Software defined radio applications
The SDR software radio concept is applicable to many areas of use:
- Mobile communications: Software defined radios are very useful in areas such as mobile communications. By upgrading the software it is possible to apply changes to any standards and even add new waveforms purely by upgrading the software and without the need for changes to the hardware. This can even be done remotely, thereby providing considerable savings in cost.
- Research & development: The software defined radio, SDR is very useful in many research projects. The radios can be configured to provide the exact receiver and transmitter requirements for any application without the need for a total hardware design from scratch.
- Military: The military have made much use of software defined radio technology enabling them to re-use hardware and update signal waveforms as needed.
- Amateur radio: Radio hams have very successfully employed software defined radio technology, using it to provide improved performance and flexibility.
- Other: There are very many other applications that can make use of SDR technology, enabling the radio to be exactly tailored to the requirements using software adjustments.
There are many opportunities for considering the use of the software defined radio, SDR, concept. As time progresses and the technology moves forward, it will be possible to use the concept in new areas.
Software defined radio definition
Although it may sound a trivial exercise, creating a definition for the software defined radio is not as simple as it seems. It is also necessary to produce a robust definition for many reasons including regulatory applications, standards issues, and for enabling the SDR technology to move forwards more quickly.
Many definitions have appeared that might cover a definition for a software defined radio, SDR. The SDR Forum themselves have defined the two main types of radio containing software in the following fashion:
- Software Controlled Radio: Radio in which some or all of the physical layer functions are Software Controlled. In other words this type of radio only uses software to provide control of the various functions that are fixed within the radio.
- Software Defined Radio: Radio in which some or all of the physical layer functions are Software Defined. In other words, the software is used to determine the specification of the radio and what it does. If the software within the radio is changed, its performance and function may change.
Another definition that seems to encompass the essence of the Software Defined radio, SDR is that it has a generic hardware platform on which software runs to provide functions including modulation and demodulation, filtering (including bandwidth changes), and other functions such as frequency selection and if required frequency hopping. By reconfiguring of changing the software, then the performance of the radio is changed.
To achieve this the software defined radio technology uses software modules that run on a generic hardware platform consisting of digital signal processing (DSP) processors as well as general purpose processors to implement the radio functions to transmit and receive signals.

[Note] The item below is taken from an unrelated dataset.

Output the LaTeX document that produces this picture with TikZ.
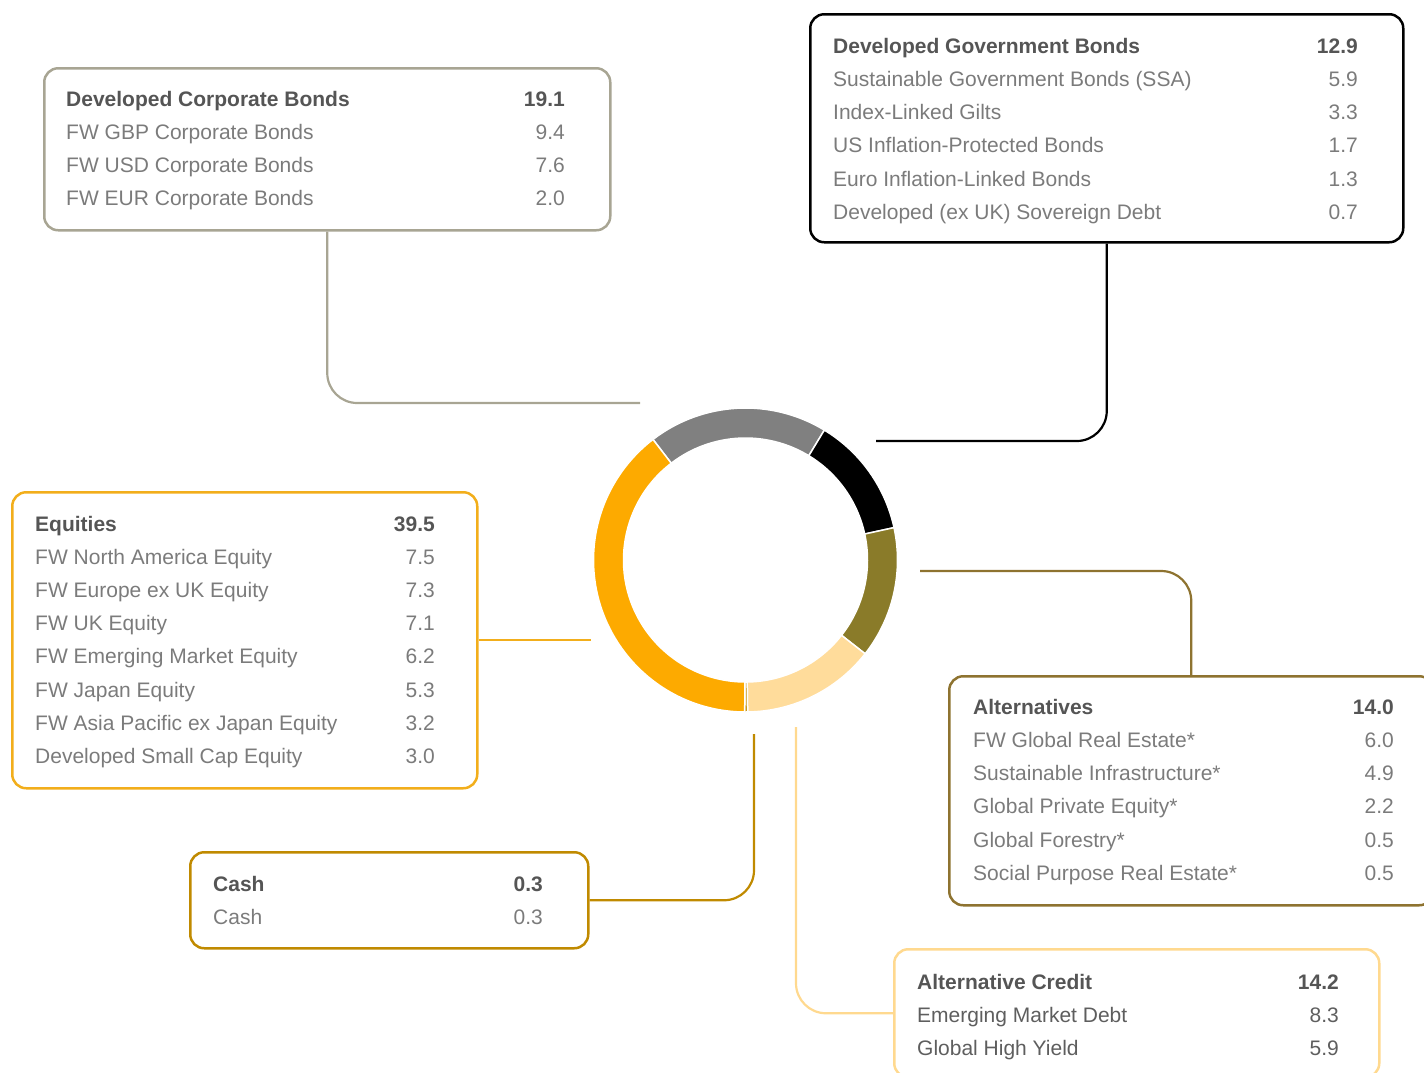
\documentclass[tikz,border=0pt]{standalone}
\usepackage{fontspec}
\setmainfont{Liberation Sans}
\definecolor{corpline}{HTML}{A8A593}
\definecolor{eqline}{HTML}{F2AE1B}
\definecolor{cashline}{HTML}{C08A00}
\definecolor{altline}{HTML}{8E7330}
\definecolor{altcline}{HTML}{FFD98F}
\definecolor{ringgray}{HTML}{808080}
\definecolor{ringolive}{HTML}{8A7B29}
\definecolor{ringlight}{HTML}{FFDC9B}
\definecolor{ringorange}{HTML}{FDAA00}
\definecolor{headgray}{HTML}{555555}
\definecolor{itemgray}{HTML}{7B7B7B}
\definecolor{darkitem}{HTML}{5E5E5E}
\begin{document}
\begin{tikzpicture}[x=1pt, y=-1pt,
  box/.style={draw, rounded corners=14pt, line width=2.5pt, anchor=north west, inner sep=0pt},
  head/.style={font=\fontsize{21}{25}\selectfont\bfseries, text=headgray, inner sep=0pt},
  item/.style={font=\fontsize{21}{25}\selectfont, text=itemgray, inner sep=0pt},
  link/.style={line width=2.2pt, rounded corners=30pt}]
\useasboundingbox (0,0) rectangle (1424,1072);
\clip (0,0) rectangle (1424,1072);

% ring
\begin{scope}[shift={(745.5,560)}, yscale=-1]
\foreach \a/\b/\c in {127.5/58.74/ringgray, 58.74/12.30/black, 12.30/-38.10/ringolive,
    -38.10/-89.22/ringlight, -89.22/-90.30/cashline, -90.30/-232.5/ringorange} {
  \fill[\c, draw=white, line width=1.5pt] (\a:152) arc[start angle=\a, end angle=\b, radius=152]
    -- (\b:122) arc[start angle=\b, end angle=\a, radius=122] -- cycle;
}
\end{scope}

% developed corporate bonds
\node[box, draw=corpline, minimum width=566pt, minimum height=162pt] (dcb) at (43,67) {};
\node[head, anchor=base west] (dcbh) at (66,106) {Developed Corporate Bonds};
\node[head, anchor=base east] (dcbt) at (565,106) {19.1};
\foreach \lbl/\val [count=\i] in {FW GBP Corporate Bonds/9.4, FW USD Corporate Bonds/7.6,
    FW EUR Corporate Bonds/2.0} {
  \node[item, anchor=base west] (dcb\i) at (66,{106+33.3*\i}) {\lbl};
  \node[item, anchor=base east] (dcbv\i) at (565,{106+33.3*\i}) {\val};
}

% developed government bonds
\node[box, draw=black, minimum width=593pt, minimum height=228pt] (dgb) at (809,13) {};
\node[head, anchor=base west] (dgbh) at (833,53) {Developed Government Bonds};
\node[head, anchor=base east] (dgbt) at (1358,53) {12.9};
\foreach \lbl/\val [count=\i] in {Sustainable Government Bonds (SSA)/5.9, Index-Linked Gilts/3.3,
    US Inflation-Protected Bonds/1.7, Euro Inflation-Linked Bonds/1.3,
    Developed (ex UK) Sovereign Debt/0.7} {
  \node[item, anchor=base west] (dgb\i) at (833,{53+33.3*\i}) {\lbl};
  \node[item, anchor=base east] (dgbv\i) at (1358,{53+33.3*\i}) {\val};
}

% equities
\node[box, draw=eqline, minimum width=465pt, minimum height=296pt] (eq) at (11,491) {};
\node[head, anchor=base west] (eqh) at (35,531) {Equities};
\node[head, anchor=base east] (eqt) at (435,531) {39.5};
\foreach \lbl/\val [count=\i] in {FW North America Equity/7.5, FW Europe ex UK Equity/7.3,
    FW UK Equity/7.1, FW Emerging Market Equity/6.2, FW Japan Equity/5.3,
    FW Asia Pacific ex Japan Equity/3.2, Developed Small Cap Equity/3.0} {
  \node[item, anchor=base west] (eq\i) at (35,{531+33.2*\i}) {\lbl};
  \node[item, anchor=base east] (eqv\i) at (435,{531+33.2*\i}) {\val};
}

% cash
\node[box, draw=cashline, minimum width=398pt, minimum height=96pt] (cash) at (189,851) {};
\node[head, anchor=base west] (cashh) at (213,891) {Cash};
\node[head, anchor=base east] (casht) at (543,891) {0.3};
\node[item, anchor=base west] (cash1) at (213,924) {Cash};
\node[item, anchor=base east] (cashv1) at (543,924) {0.3};

% alternatives
\node[box, draw=altline, minimum width=484pt, minimum height=229pt] (alt) at (948,675) {};
\node[head, anchor=base west] (alth) at (973,714) {Alternatives};
\node[head, anchor=base east] (altt) at (1394,714) {14.0};
\foreach \lbl/\val [count=\i] in {FW Global Real Estate*/6.0, Sustainable Infrastructure*/4.9,
    Global Private Equity*/2.2, Global Forestry*/0.5, Social Purpose Real Estate*/0.5} {
  \node[item, anchor=base west] (alt\i) at (973,{714+33.3*\i}) {\lbl};
  \node[item, anchor=base east] (altv\i) at (1394,{714+33.3*\i}) {\val};
}

% alternative credit
\node[box, draw=altcline, minimum width=485pt, minimum height=128pt] (altc) at (893,948) {};
\node[head, anchor=base west] (altch) at (917,989) {Alternative Credit};
\node[head, anchor=base east] (altct) at (1339,989) {14.2};
\foreach \lbl/\val [count=\i] in {Emerging Market Debt/8.3, Global High Yield/5.9} {
  \node[item, text=darkitem, anchor=base west] (altc\i) at (917,{989+33.3*\i}) {\lbl};
  \node[item, text=darkitem, anchor=base east] (altcv\i) at (1339,{989+33.3*\i}) {\val};
}

% connectors
\coordinate (dcbend) at (640,403);
\coordinate (dgbend) at (876,441);
\coordinate (eqend) at (591,639);
\coordinate (altend) at (920,571);
\coordinate (cashend) at (754,734);
\coordinate (altcend) at (796,727);
\draw[link, corpline] (dcb.south) |- (dcbend);
\draw[link, black] (dgb.south) |- (dgbend);
\draw[link, eqline] (eq.east) -- (eq.east -| eqend);
\draw[link, altline] (alt.north) |- (altend);
\draw[link, cashline] (cash.east) -| (cashend);
\draw[link, altcline] (altc.west) -| (altcend);
\end{tikzpicture}
\end{document}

In an ideal world the signal at the final frequency and at the correct level would emanate, and similarly for reception, the signal from the antenna would be directly converted to digits and all the processing be undertaken under software control. In this way there are no limitations introduced by the hardware. To achieve this, the Digital to Analogue conversion for transmission would need to have a relatively high power, dependent upon the application and it would also need to have very low noise for receive. As a result full software definition is not normally possible.
One major initiative that uses the SDR, software defined radio, is a military venture known as the Joint Tactical Radio System, JTRS. Using this a single hardware platform could be used and it could communicate using one of a variety of waveforms simply by reloading or reconfiguring the software for the particular application required.
This is a particularly attractive proposition, especially for coalition style operations where forces from different countries may operate together. Radios could be re-configured to enable communications to occur between troops from different countries, etc.